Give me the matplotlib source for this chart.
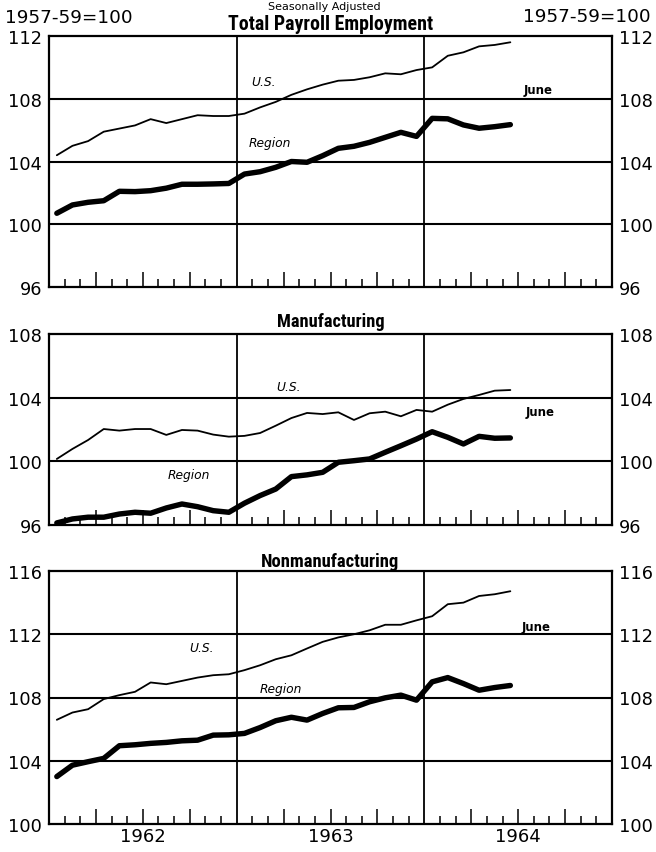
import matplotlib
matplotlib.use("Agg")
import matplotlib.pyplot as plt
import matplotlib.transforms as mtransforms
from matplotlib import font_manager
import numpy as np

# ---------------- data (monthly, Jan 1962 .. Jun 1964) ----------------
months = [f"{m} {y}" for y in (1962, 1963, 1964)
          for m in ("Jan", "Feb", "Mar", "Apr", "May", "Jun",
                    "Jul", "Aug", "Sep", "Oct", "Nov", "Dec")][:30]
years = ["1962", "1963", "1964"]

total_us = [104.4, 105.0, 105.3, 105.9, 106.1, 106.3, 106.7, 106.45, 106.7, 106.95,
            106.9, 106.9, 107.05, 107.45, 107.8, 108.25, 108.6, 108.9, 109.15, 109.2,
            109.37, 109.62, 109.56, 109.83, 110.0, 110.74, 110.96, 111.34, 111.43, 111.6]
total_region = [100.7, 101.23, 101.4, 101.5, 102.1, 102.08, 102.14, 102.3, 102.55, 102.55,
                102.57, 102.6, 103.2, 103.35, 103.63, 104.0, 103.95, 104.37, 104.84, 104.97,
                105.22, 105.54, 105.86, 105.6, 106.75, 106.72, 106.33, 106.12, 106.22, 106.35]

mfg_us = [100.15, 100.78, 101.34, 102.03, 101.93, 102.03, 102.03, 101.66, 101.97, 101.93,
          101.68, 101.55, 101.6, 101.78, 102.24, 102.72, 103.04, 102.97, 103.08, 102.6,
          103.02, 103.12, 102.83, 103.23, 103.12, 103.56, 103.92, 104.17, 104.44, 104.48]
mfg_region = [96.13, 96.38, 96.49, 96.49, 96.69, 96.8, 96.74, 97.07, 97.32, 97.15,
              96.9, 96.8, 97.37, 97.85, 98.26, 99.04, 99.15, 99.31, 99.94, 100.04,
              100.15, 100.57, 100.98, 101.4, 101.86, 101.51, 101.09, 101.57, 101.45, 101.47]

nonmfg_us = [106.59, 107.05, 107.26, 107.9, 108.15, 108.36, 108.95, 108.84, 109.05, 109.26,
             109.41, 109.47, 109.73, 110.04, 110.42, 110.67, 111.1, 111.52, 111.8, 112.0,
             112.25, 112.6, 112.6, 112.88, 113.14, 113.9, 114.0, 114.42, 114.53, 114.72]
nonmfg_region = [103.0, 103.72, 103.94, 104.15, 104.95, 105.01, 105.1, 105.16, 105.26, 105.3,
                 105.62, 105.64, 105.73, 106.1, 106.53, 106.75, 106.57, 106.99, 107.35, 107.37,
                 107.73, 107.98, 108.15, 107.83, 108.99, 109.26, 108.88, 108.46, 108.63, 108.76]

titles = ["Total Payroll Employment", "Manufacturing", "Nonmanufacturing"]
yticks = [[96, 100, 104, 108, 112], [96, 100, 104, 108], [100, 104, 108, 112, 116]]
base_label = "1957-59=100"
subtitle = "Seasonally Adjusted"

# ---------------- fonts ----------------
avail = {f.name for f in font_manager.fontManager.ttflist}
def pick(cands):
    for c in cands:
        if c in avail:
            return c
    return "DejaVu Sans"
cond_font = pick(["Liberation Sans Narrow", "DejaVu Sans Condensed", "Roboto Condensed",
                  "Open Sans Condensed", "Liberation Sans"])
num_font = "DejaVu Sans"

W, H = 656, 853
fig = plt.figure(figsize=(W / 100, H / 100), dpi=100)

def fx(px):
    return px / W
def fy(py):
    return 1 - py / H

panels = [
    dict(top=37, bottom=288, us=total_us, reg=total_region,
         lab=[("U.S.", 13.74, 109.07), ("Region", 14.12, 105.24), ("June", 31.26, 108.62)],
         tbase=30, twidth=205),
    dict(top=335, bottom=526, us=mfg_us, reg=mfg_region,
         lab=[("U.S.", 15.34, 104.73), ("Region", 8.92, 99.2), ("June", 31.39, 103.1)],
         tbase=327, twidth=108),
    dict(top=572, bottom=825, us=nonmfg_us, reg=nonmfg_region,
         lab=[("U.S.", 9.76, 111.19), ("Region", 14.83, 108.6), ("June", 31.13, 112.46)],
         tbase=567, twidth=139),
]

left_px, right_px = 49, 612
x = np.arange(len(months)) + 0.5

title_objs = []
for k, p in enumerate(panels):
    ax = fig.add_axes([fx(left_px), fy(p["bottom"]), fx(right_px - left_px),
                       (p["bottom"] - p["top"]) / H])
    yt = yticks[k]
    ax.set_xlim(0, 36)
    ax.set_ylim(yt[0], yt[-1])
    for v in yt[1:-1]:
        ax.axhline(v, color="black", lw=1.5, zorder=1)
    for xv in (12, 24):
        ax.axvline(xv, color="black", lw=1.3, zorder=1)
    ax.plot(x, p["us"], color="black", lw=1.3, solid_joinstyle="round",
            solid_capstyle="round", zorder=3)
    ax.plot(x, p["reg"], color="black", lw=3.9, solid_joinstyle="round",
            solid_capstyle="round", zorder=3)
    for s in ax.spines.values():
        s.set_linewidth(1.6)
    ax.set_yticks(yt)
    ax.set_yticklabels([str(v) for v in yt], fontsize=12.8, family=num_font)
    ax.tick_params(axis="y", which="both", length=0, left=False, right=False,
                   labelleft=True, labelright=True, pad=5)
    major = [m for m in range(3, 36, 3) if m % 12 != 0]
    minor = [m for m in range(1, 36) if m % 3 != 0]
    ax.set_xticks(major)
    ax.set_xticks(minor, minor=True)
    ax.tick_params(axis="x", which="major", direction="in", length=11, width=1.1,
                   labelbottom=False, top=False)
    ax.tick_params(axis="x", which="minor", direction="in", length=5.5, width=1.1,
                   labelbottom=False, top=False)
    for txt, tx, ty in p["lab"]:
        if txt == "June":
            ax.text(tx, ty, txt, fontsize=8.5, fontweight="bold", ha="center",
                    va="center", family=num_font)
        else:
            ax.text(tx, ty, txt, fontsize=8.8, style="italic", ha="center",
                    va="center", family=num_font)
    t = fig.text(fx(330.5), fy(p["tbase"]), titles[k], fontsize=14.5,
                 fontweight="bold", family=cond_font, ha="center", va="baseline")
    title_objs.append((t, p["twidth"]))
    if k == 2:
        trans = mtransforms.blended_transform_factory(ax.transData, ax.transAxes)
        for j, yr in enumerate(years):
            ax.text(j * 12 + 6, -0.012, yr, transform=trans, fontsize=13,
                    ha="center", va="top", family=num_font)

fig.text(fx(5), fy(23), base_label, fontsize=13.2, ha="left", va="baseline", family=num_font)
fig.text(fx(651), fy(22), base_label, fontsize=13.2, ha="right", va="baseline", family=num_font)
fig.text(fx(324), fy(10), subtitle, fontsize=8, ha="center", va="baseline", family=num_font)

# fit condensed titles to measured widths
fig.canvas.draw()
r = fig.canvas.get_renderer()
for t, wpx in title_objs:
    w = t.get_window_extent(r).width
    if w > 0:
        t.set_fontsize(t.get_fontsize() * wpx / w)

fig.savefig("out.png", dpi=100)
*-*-*
Return nothing but the lines running from the start of the data to the line with "106.12, 106.22, 106.35]", please, both ends included and no pictures.

Solution for this task
Give me the matplotlib source for this chart.
import matplotlib
matplotlib.use("Agg")
import matplotlib.pyplot as plt
import matplotlib.transforms as mtransforms
from matplotlib import font_manager
import numpy as np

# ---------------- data (monthly, Jan 1962 .. Jun 1964) ----------------
months = [f"{m} {y}" for y in (1962, 1963, 1964)
          for m in ("Jan", "Feb", "Mar", "Apr", "May", "Jun",
                    "Jul", "Aug", "Sep", "Oct", "Nov", "Dec")][:30]
years = ["1962", "1963", "1964"]

total_us = [104.4, 105.0, 105.3, 105.9, 106.1, 106.3, 106.7, 106.45, 106.7, 106.95,
            106.9, 106.9, 107.05, 107.45, 107.8, 108.25, 108.6, 108.9, 109.15, 109.2,
            109.37, 109.62, 109.56, 109.83, 110.0, 110.74, 110.96, 111.34, 111.43, 111.6]
total_region = [100.7, 101.23, 101.4, 101.5, 102.1, 102.08, 102.14, 102.3, 102.55, 102.55,
                102.57, 102.6, 103.2, 103.35, 103.63, 104.0, 103.95, 104.37, 104.84, 104.97,
                105.22, 105.54, 105.86, 105.6, 106.75, 106.72, 106.33, 106.12, 106.22, 106.35]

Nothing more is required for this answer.